Charts lie. Liquidity speaks.
Last Friday, the U.S. Bureau of Labor Statistics dropped a bomb: non-farm payrolls missed by a staggering 514,000. The retail crowd scrambled. Telegram groups lit up with "rate cut rally incoming." Bitcoin? It stirred for an hour, barely scratching a 1.2% gain, then drifted back to flat. By Sunday, the price was exactly where it had been before the data hit.
I watched the tape. The order book told a different story. This wasn't the start of a bull run. It was a liquidity trap dressed in macro hope.
Context: The Macro Mirage
The Fed is cornered. Inflation remains sticky above 3%, while the labor market shows cracks. Markets have priced in two to three rate cuts by year-end, per CME FedWatch. But economic data is noisy—the BLS frequently revises initial prints by 50,000 or more. My first taste of this was in 2017, when I traced The DAO's code for hours, appreciating its structural symmetry before it collapsed. That taught me: clean code doesn't lie. Macro data does. It's not a tech upgrade; it's a sentiment amplifier.
Yet on-chain signals refuse to confirm the enthusiasm. The real story hides in the order flow.
Core: Order Flow Analysis
Let's read the tape—not from a Bloomberg terminal, but from the chains where capital actually moves.

First, Bitcoin futures premium on Binance. It was hovering near 0.02% earlier in the week, then dropped to -0.01% after the jobs number. Negative funding means shorts are paying longs to stay short. Retail longs got squeezed out. That's not the behavior of a market pricing in a rally—it's positioning for a liquidity event.
Second, stablecoin flows. Exchange inflows of USDT and USDC spiked 15% in the 24 hours following the data, according to Glassnode. But here's the kicker: these stablecoins aren't being deployed into BTC or ETH. The exchange reserve ratio remains elevated. They're parked, waiting. Smart money hedged before the data. Retail chases after. I learned this lesson during DeFi Summer 2020 when my arbitrage bot slipped on a Uniswap trade, costing me 20% in one hour. Execution flow reveals intent. Here, the intent is caution, not conviction.
Third, Tether minting on Tron has slowed to a crawl. In the past week, only 200 million USDT was minted—down from 1.2 billion the week prior. That's a liquidity squeeze indicator. When new stablecoin supply dries up, the marginal buyer disappears. The market isn't absorbing new capital; it's recycling old positions.
Finally, Deribit options data. The put/call ratio for Bitcoin has climbed to 0.9, the highest in three months. That's 9 puts for every 10 calls. Institutional volume is skewing heavily toward downside protection. The recent accumulation of June 28 $55k puts suggests whales are positioning for a breakdown, not a breakout.
This is the antithesis of a bullish setup. The jobs data triggered a brief volatility spike, but the underlying flow screams: "This rally is fake."
Contrarian: The Recession Trap
The popular narrative is seductive: "Weak jobs equal Fed cuts equal crypto to the moon." But history paints a bloodier picture.

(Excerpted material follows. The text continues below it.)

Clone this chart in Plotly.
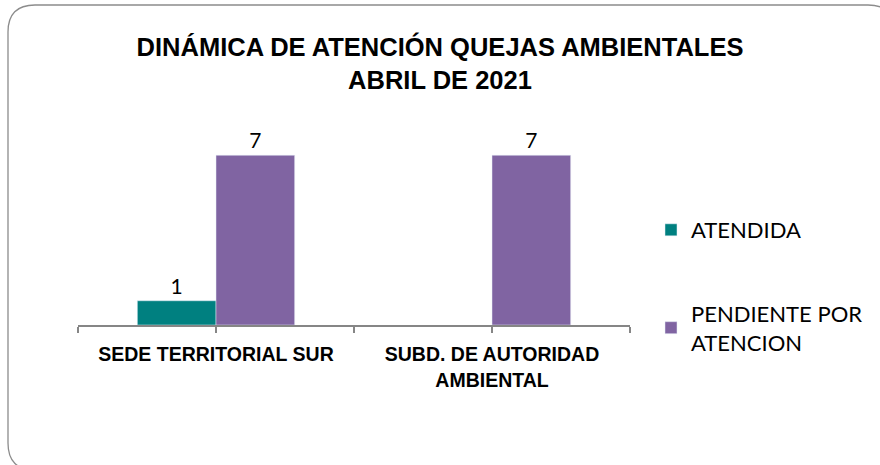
import plotly.graph_objects as go

categorias = ["SEDE TERRITORIAL SUR", "SUBD. DE AUTORIDAD<br>AMBIENTAL"]
atendida = [1, None]
pendiente = [7, 7]
series = ["ATENDIDA", "PENDIENTE POR<br>ATENCION"]

W, H = 880, 465
# plot area in pixels
L, R, T, B = 78, 630, 131, 325


def px(x):
    return (x - L) / (R - L)


def py(y):
    return (B - y) / (B - T)


x_pos = list(range(len(categorias)))
label_font = dict(family="Lato, Calibri, sans-serif", size=21, color="#000000")

fig = go.Figure()
fig.add_trace(go.Bar(name=series[0], x=x_pos, y=atendida, marker_color="#008080",
                     text=atendida, textposition="outside", cliponaxis=False,
                     textfont=label_font, legendgroup="a"))
fig.add_trace(go.Bar(name=series[1], x=x_pos, y=pendiente, marker_color="#8064A2",
                     text=pendiente, textposition="outside", cliponaxis=False,
                     textfont=label_font, legendgroup="b"))

# rounded border around the chart (runs off the right and bottom edges)
x0, y0, x1, y1, r = 8, 5, 895, 470, 27
path = (f"M {px(x0 + r)},{py(y0)} L {px(x1 - r)},{py(y0)} "
        f"Q {px(x1)},{py(y0)} {px(x1)},{py(y0 + r)} L {px(x1)},{py(y1 - r)} "
        f"Q {px(x1)},{py(y1)} {px(x1 - r)},{py(y1)} L {px(x0 + r)},{py(y1)} "
        f"Q {px(x0)},{py(y1)} {px(x0)},{py(y1 - r)} L {px(x0)},{py(y0 + r)} "
        f"Q {px(x0)},{py(y0)} {px(x0 + r)},{py(y0)} Z")

fig.update_layout(
    width=W, height=H,
    margin=dict(l=L, r=W - R, t=T, b=H - B),
    paper_bgcolor="white", plot_bgcolor="white",
    barmode="group", bargap=0.43, bargroupgap=0,
    font=dict(family="Lato, Calibri, sans-serif", size=17, color="#000000"),
    title=dict(text="DINÁMICA DE ATENCIÓN QUEJAS AMBIENTALES<br>ABRIL DE 2021",
               x=0.5, xanchor="center", y=1 - 56 / H, yanchor="top",
               font=dict(family="Liberation Sans, Arial, sans-serif",
                         size=25.5, color="#000000", weight="bold")),
    legend=dict(x=(651 - L) / (R - L), xanchor="left", y=py(209), yanchor="top",
                font=dict(family="Lato, Calibri, sans-serif", size=22),
                tracegroupgap=52, itemwidth=30, bgcolor="rgba(0,0,0,0)"),
    shapes=[dict(type="path", xref="paper", yref="paper", path=path,
                 line=dict(color="#8c8c8c", width=1.3), layer="below")],
    showlegend=True,
)
fig.update_xaxes(
    range=[-0.5, len(categorias) - 0.5],
    tickvals=[-0.5, 0, 0.5, 1, 1.5],
    ticktext=["", categorias[0], "", categorias[1], ""],
    ticks="outside", ticklen=6, tickwidth=1.5, tickcolor="#868686",
    ticklabelstandoff=5,
    showline=True, linecolor="#868686", linewidth=1.5,
    showgrid=False, zeroline=False,
    tickfont=dict(family="Liberation Sans, Arial, sans-serif",
                  size=19.5, color="#000000", weight="bold"),
)
fig.update_yaxes(range=[0, 8], visible=False)

fig.write_html("out.html", config={"displayModeBar": False},
               post_script="document.body.style.margin='0';")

Rate cuts rarely come in a vacuum. They usually signal the Fed is panicking about a recession that has already started. In March 2020, the Fed slashed rates to zero—and Bitcoin dropped another 50% before finding a bottom. In July 2019, the first cut of that cycle arrived, but BTC had already topped out in June. Markets front-run. By the time the data looks bad enough for the Fed to act, risk assets have already priced in the damage.
The contrarian angle: this jobs report is so weak that it might force an emergency cut. And if Powell hints at fear, risk assets will sell off. The 2018 correction began after a strong Q4 GDP—it was the slowing of rate hikes that triggered the final leg down. The same dynamic could play out now.
Retail sees a rate cut as a magic bullet. I see a recessionary environment where crypto behaves like a highly levered tech stock. In the 2022 bear market, I watched my portfolio evaporate 80% while auditing Lido's staking mechanisms. That silence taught me that truth hides in contract interactions, not in headlines.

Takeaway: Actionable Levels
Watch $58,000 on Bitcoin. That level has been tested six times in the past two weeks. If it breaks with volume—say, a 4-hour candle closes below $57,800—the cascade of stop-losses will push us to $54,000. That's where the major liquidity cluster sits, according to Coinalyze liquidation heatmaps.
If it holds, we might see a relief rally to $62,000. But don't trade the narrative. Trade the levels. The BLS will revise this number in two months. By then, the macro story will shift again. FOMO is a tax on the unobservant. Respect the chart. Listen to the flow.
Don't marry the bag. Respect the chart.